Update worldcat api deprecated urls (#1)

LibraryOfCongress / chronam

This software project is no longer being actively developed at the Library of Congress. Consider using the Open-ONI (https://github.com/open-oni) fork of the chronam software. Project mailing list: http://listserv.loc.gov/archives/chronam-users.html.

71 stars 34 forks source link

Update worldcat api deprecated urls (#1) #266

Closed dillonpeterson closed 1 year ago

dillonpeterson commented 1 year ago

Added subclass for SearchAPI Request that allows Chronam to pull titles from updated Worldcat SRU search URL

Pull_Titles script was erroring because OCLC changed the worldcat API search URL to http://worldcat.org/webservices/catalog/search/worldcat/sru when it used to be http://worldcat.org/webservices/catalog/search/sru.

The WorldCat package (https://github.com/anarchivist/worldcat) that Chronam relies on doesn't have the updated API URL yet; Therefore, I simply subclassed the SearchAPIRequest from WorldCat package on PYPI, updated the URL, and replaced the WorldCat SRURequest in title_pull with the new subclass.

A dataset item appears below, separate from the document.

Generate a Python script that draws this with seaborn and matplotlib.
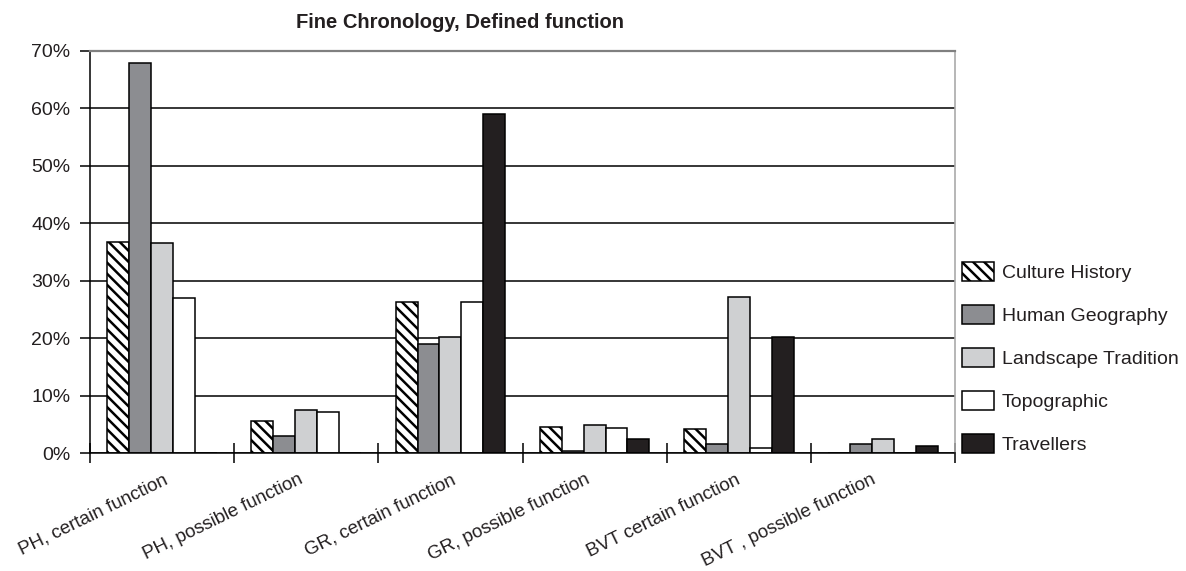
import matplotlib
matplotlib.use("Agg")
import matplotlib.pyplot as plt
import matplotlib.transforms as mtransforms
from matplotlib.ticker import FixedLocator, PercentFormatter
import seaborn as sns
import pandas as pd

categories = ["PH, certain function", "PH, possible function", "GR, certain function",
              "GR, possible function", "BVT certain function", "BVT , possible function"]
series_names = ["Culture History", "Human Geography", "Landscape Tradition", "Topographic", "Travellers"]
culture_history = [36.8, 5.6, 26.2, 4.6, 4.1, 0.0]
human_geography = [67.8, 3.0, 18.9, 0.3, 1.5, 1.5]
landscape_tradition = [36.5, 7.4, 20.1, 4.9, 27.2, 2.5]
topographic = [26.9, 7.1, 26.2, 4.3, 0.9, 0.0]
travellers = [0.0, 0.0, 59.0, 2.5, 20.1, 1.2]
y_ticks = [0, 10, 20, 30, 40, 50, 60, 70]
title = "Fine Chronology, Defined function"

colors = ["#ffffff", "#8c8d91", "#cfd0d2", "#ffffff", "#231f20"]
label_dx_px = [1, -8, 1, -9, -3, -12]
HATCH = chr(92) * 3

rows = []
for name, vals in zip(series_names, [culture_history, human_geography, landscape_tradition, topographic, travellers]):
    for c, v in zip(categories, vals):
        rows.append({"category": c, "series": name, "value": v})
df = pd.DataFrame(rows)

sns.set_theme(style="white")
plt.rcParams["font.family"] = ["Liberation Sans", "DejaVu Sans"]
plt.rcParams["hatch.linewidth"] = 1.8
plt.rcParams["hatch.color"] = "black"

W, H = 1186, 571
fig = plt.figure(figsize=(W / 100, H / 100), dpi=100)
ax = fig.add_axes([90 / W, (H - 453) / H, (955 - 90) / W, (453 - 50.7) / H])

sns.barplot(data=df, x="category", y="value", hue="series", order=categories,
            hue_order=series_names, palette=colors, width=0.76, ax=ax,
            edgecolor="black", linewidth=1.1, legend=True, errorbar=None, saturation=1)

for patch in ax.containers[0].patches:
    patch.set_hatch(HATCH)
    patch.set_edgecolor("black")

ax.set_ylim(0, 70)
ax.set_xlim(-0.5, len(categories) - 0.5)
ax.yaxis.set_major_locator(FixedLocator(y_ticks))
ax.yaxis.set_major_formatter(PercentFormatter(decimals=0))
ax.grid(axis="y", color="black", linewidth=1.1)
ax.set_axisbelow(True)
ax.set_xlabel("")
ax.set_ylabel("")

for s in ["left", "bottom"]:
    ax.spines[s].set_color("black")
    ax.spines[s].set_linewidth(1.1)
ax.spines["top"].set_color("#808080")
ax.spines["top"].set_linewidth(1.6)
ax.spines["right"].set_color("#aaaaaa")
ax.spines["right"].set_linewidth(1.2)

ax.tick_params(axis="y", direction="out", length=7, width=1.1, color="black",
               left=True, pad=7, labelsize=14, labelcolor="#231f20")
ax.set_xticks(range(len(categories)))
ax.set_xticks([i - 0.5 for i in range(len(categories) + 1)], minor=True)
ax.tick_params(axis="x", which="major", length=0, pad=13, labelsize=13.5, labelcolor="#231f20")
ax.tick_params(axis="x", which="minor", direction="inout", length=14, width=1.1,
               color="black", bottom=True)
for lab, dx in zip(ax.get_xticklabels(), label_dx_px):
    lab.set_rotation(26)
    lab.set_ha("right")
    lab.set_rotation_mode("anchor")
    offset = mtransforms.ScaledTranslation(dx / 100, 0, fig.dpi_scale_trans)
    lab.set_transform(lab.get_transform() + offset)

fig.text(460 / W, 1 - 22 / H, title, ha="center", va="center",
         fontsize=14.5, fontweight="bold", color="#231f20")

handles, labels = ax.get_legend_handles_labels()
if ax.legend_:
    ax.legend_.remove()
handles[0].set_hatch(HATCH)
leg = fig.legend(handles, labels, loc="upper left",
                 bbox_to_anchor=(962 / W, 1 - 261.5 / H), frameon=False,
                 handlelength=1.65, handleheight=1.13, handletextpad=0.4,
                 labelspacing=1.18, fontsize=14, borderpad=0, borderaxespad=0)
for t in leg.get_texts():
    t.set_color("#231f20")

fig.savefig("out.png", dpi=100)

@acdha please let me know of any requests for modification.

acdha commented 1 year ago

Technically there's one other option here:

from __future__ import print_function

import urllib2

opener = urllib2.build_opener()
opener.addheaders = [("User-agent", "Custom")]
urllib2.install_opener(opener)
print(urllib2.urlopen(urllib2.Request("http://httpbin.org/headers")).read())

I'm leaning against that approach since it affects everything using urllib2 but it would potentially allow us to avoid having to touch the http_open method.